Objective: Skip all pictures, then copy the lines from the start of the data through the line with "343.75, 346.25, 348.75];", keeping both ends.

Recorded information:
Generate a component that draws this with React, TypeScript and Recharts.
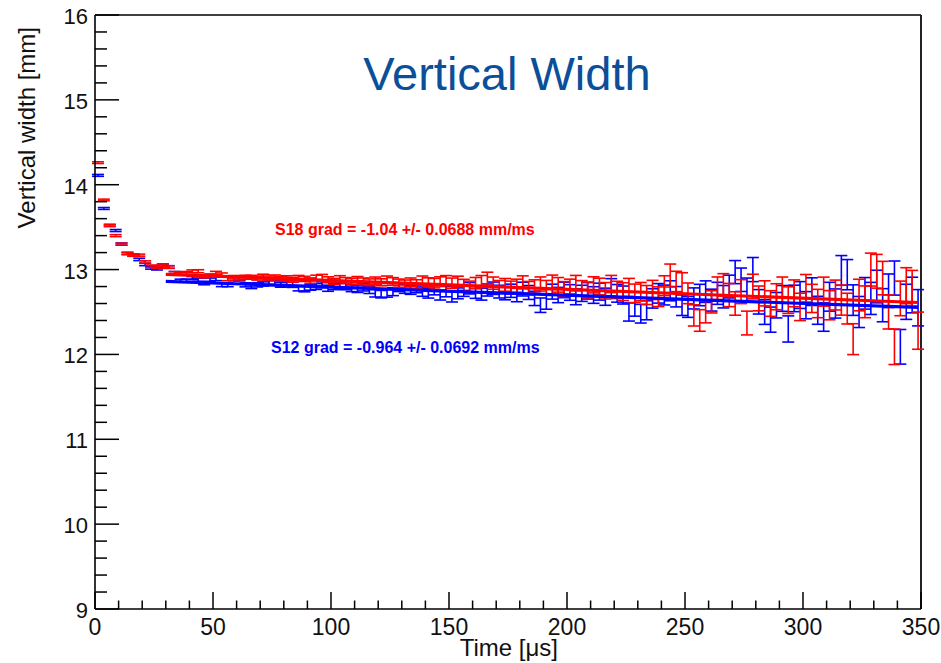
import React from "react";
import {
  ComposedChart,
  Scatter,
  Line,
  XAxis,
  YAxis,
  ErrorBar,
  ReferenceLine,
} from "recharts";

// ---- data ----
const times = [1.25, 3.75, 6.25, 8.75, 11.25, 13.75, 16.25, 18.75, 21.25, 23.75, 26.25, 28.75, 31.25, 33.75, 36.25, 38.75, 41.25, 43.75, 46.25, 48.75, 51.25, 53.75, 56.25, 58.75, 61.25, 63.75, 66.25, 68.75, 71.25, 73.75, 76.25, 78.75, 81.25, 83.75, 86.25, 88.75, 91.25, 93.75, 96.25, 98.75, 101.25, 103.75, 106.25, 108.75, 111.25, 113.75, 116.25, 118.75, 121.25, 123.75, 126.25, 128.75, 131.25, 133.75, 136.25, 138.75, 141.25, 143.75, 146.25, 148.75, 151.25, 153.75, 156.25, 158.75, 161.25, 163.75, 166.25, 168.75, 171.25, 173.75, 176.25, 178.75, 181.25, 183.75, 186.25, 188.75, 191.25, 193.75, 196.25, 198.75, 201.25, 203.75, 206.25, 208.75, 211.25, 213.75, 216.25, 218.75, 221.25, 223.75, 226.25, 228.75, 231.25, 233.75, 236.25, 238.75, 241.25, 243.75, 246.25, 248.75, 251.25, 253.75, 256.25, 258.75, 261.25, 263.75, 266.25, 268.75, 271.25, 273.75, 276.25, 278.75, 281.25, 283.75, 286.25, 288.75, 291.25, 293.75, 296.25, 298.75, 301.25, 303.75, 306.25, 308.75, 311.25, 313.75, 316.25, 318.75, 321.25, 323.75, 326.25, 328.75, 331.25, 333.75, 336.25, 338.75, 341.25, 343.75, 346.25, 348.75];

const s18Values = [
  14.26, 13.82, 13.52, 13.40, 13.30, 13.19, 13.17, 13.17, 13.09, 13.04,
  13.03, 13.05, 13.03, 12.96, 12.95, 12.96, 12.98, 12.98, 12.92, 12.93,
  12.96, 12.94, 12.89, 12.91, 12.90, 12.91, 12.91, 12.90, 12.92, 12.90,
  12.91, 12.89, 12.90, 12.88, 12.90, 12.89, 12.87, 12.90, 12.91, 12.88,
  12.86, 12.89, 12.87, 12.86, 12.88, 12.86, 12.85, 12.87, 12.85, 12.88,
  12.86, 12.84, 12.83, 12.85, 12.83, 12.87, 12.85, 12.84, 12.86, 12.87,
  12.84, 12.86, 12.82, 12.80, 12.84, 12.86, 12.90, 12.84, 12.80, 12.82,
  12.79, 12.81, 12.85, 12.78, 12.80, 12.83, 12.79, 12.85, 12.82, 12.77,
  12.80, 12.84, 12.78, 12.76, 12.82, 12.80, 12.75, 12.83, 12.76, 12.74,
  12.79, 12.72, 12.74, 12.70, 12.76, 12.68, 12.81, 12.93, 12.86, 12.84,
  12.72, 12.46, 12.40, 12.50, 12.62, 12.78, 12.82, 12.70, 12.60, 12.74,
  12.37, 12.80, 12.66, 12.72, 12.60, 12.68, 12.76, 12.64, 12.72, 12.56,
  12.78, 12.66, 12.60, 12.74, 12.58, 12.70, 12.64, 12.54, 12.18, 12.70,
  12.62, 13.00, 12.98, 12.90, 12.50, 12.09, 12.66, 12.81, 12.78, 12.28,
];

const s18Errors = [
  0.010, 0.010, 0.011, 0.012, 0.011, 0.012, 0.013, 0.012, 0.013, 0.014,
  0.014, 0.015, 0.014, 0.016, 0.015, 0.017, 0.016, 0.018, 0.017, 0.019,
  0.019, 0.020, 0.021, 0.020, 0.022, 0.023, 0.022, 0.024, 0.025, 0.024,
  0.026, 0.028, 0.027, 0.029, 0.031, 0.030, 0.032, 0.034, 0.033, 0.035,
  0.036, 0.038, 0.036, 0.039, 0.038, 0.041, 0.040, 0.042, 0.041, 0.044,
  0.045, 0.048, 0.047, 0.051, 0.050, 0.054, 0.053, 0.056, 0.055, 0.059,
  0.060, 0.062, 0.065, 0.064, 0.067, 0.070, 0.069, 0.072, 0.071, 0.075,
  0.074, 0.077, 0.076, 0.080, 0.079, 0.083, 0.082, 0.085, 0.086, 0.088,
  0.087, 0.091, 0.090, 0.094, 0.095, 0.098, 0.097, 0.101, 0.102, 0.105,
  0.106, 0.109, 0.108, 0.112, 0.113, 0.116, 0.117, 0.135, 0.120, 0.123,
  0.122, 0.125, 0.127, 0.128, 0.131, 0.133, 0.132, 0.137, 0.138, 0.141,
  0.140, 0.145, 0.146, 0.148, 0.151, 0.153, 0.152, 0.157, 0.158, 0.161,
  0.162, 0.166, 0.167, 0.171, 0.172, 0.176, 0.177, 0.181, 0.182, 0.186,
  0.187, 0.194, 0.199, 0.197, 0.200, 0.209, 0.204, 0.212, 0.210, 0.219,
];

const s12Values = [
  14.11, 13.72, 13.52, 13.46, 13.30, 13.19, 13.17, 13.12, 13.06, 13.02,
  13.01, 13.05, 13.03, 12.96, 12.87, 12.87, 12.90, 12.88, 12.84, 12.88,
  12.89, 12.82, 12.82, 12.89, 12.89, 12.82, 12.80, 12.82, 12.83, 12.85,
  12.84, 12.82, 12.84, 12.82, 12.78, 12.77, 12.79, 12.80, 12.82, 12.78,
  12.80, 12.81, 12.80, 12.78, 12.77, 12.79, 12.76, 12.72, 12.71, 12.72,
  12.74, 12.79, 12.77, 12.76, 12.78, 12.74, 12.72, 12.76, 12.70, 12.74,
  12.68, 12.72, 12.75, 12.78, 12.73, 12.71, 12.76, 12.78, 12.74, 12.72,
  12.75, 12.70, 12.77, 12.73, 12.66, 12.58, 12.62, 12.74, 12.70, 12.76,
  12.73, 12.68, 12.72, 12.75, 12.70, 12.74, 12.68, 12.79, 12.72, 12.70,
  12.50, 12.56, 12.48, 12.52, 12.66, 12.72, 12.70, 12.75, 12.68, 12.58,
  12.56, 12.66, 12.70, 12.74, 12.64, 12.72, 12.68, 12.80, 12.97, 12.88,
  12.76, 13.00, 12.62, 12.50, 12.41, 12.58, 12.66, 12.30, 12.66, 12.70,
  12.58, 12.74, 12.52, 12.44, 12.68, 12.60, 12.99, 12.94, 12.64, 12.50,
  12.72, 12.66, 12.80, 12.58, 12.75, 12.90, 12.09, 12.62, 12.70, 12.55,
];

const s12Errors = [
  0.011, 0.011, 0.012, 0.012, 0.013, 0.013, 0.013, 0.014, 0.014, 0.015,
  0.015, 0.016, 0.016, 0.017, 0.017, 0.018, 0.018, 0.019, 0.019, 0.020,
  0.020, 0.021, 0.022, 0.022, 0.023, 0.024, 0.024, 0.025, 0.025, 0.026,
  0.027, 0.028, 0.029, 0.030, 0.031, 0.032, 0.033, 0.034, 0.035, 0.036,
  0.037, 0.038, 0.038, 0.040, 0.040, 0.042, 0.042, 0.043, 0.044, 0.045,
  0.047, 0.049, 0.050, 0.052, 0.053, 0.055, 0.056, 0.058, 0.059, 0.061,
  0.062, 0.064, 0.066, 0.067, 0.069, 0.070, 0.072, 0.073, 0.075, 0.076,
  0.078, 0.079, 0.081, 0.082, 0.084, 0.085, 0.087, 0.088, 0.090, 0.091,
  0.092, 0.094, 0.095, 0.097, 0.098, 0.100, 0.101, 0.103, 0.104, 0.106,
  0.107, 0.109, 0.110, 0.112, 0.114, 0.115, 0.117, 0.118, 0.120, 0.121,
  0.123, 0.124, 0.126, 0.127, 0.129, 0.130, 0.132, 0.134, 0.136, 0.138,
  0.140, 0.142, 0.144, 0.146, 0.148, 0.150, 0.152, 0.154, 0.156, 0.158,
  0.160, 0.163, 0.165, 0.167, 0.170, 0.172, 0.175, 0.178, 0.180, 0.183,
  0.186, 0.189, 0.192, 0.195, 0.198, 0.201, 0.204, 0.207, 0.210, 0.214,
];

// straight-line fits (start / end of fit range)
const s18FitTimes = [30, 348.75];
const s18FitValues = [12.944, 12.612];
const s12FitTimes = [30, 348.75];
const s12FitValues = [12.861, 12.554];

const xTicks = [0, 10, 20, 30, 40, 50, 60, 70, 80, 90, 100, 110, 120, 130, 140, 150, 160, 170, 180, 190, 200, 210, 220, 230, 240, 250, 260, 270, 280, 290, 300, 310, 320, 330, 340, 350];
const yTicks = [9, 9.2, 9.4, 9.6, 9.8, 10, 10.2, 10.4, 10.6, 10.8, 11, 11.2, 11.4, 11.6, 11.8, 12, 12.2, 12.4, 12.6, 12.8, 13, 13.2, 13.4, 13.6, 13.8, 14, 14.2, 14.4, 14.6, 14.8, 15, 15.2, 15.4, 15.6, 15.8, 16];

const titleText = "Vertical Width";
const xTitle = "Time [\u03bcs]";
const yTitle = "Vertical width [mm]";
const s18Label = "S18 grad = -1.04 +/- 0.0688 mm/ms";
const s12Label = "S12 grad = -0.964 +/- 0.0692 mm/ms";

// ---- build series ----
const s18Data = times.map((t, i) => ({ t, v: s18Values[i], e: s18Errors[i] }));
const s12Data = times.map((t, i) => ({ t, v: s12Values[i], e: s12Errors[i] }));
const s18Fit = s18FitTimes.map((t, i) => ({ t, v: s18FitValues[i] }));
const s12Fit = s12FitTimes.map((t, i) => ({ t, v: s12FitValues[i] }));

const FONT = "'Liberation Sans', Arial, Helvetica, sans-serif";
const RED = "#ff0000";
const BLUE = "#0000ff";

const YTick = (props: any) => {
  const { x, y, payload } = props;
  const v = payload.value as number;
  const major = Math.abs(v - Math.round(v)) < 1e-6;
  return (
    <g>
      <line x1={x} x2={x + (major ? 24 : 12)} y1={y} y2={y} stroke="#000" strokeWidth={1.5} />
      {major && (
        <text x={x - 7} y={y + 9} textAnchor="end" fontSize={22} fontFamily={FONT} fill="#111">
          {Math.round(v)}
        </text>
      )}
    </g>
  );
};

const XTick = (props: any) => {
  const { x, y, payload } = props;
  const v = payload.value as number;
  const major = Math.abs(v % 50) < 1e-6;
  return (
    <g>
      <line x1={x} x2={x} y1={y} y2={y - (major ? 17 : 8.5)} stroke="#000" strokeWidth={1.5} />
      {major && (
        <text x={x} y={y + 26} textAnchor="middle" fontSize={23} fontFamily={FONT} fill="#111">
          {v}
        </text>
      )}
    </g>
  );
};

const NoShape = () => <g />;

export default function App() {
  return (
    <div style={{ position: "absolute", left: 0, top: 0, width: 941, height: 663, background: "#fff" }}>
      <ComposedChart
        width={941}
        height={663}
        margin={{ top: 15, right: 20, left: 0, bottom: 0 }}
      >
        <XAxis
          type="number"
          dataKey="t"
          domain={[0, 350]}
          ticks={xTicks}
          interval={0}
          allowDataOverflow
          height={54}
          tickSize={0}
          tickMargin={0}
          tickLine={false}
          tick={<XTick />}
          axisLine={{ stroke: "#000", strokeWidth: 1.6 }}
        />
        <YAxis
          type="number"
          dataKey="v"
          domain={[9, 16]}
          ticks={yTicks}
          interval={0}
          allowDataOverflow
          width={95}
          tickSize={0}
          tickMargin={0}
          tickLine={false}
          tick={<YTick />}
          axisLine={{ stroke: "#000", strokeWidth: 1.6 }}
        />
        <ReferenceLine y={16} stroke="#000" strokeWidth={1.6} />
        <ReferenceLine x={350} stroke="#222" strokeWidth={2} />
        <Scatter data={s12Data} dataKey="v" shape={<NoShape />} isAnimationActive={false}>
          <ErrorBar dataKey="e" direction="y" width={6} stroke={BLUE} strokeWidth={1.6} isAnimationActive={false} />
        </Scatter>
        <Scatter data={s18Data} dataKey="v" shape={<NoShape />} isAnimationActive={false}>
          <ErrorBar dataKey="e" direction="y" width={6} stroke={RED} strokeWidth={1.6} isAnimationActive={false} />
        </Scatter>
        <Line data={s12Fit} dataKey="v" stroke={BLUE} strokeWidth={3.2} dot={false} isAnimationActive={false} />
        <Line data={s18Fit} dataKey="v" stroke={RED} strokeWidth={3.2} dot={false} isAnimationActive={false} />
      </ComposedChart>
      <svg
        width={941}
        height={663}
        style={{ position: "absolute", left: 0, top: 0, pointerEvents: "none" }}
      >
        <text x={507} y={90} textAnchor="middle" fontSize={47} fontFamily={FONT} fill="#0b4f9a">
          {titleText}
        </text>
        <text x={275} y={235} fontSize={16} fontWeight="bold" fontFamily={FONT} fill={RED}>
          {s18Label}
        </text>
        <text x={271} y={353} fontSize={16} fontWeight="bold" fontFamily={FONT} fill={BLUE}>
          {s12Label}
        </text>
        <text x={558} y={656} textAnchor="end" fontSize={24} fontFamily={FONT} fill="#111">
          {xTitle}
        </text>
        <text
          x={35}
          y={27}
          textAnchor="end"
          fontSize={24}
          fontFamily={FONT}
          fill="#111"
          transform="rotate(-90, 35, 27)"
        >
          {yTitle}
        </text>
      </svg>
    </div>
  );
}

Problem solution:
Generate a component that draws this with React, TypeScript and Recharts.
import React from "react";
import {
  ComposedChart,
  Scatter,
  Line,
  XAxis,
  YAxis,
  ErrorBar,
  ReferenceLine,
} from "recharts";

// ---- data ----
const times = [1.25, 3.75, 6.25, 8.75, 11.25, 13.75, 16.25, 18.75, 21.25, 23.75, 26.25, 28.75, 31.25, 33.75, 36.25, 38.75, 41.25, 43.75, 46.25, 48.75, 51.25, 53.75, 56.25, 58.75, 61.25, 63.75, 66.25, 68.75, 71.25, 73.75, 76.25, 78.75, 81.25, 83.75, 86.25, 88.75, 91.25, 93.75, 96.25, 98.75, 101.25, 103.75, 106.25, 108.75, 111.25, 113.75, 116.25, 118.75, 121.25, 123.75, 126.25, 128.75, 131.25, 133.75, 136.25, 138.75, 141.25, 143.75, 146.25, 148.75, 151.25, 153.75, 156.25, 158.75, 161.25, 163.75, 166.25, 168.75, 171.25, 173.75, 176.25, 178.75, 181.25, 183.75, 186.25, 188.75, 191.25, 193.75, 196.25, 198.75, 201.25, 203.75, 206.25, 208.75, 211.25, 213.75, 216.25, 218.75, 221.25, 223.75, 226.25, 228.75, 231.25, 233.75, 236.25, 238.75, 241.25, 243.75, 246.25, 248.75, 251.25, 253.75, 256.25, 258.75, 261.25, 263.75, 266.25, 268.75, 271.25, 273.75, 276.25, 278.75, 281.25, 283.75, 286.25, 288.75, 291.25, 293.75, 296.25, 298.75, 301.25, 303.75, 306.25, 308.75, 311.25, 313.75, 316.25, 318.75, 321.25, 323.75, 326.25, 328.75, 331.25, 333.75, 336.25, 338.75, 341.25, 343.75, 346.25, 348.75];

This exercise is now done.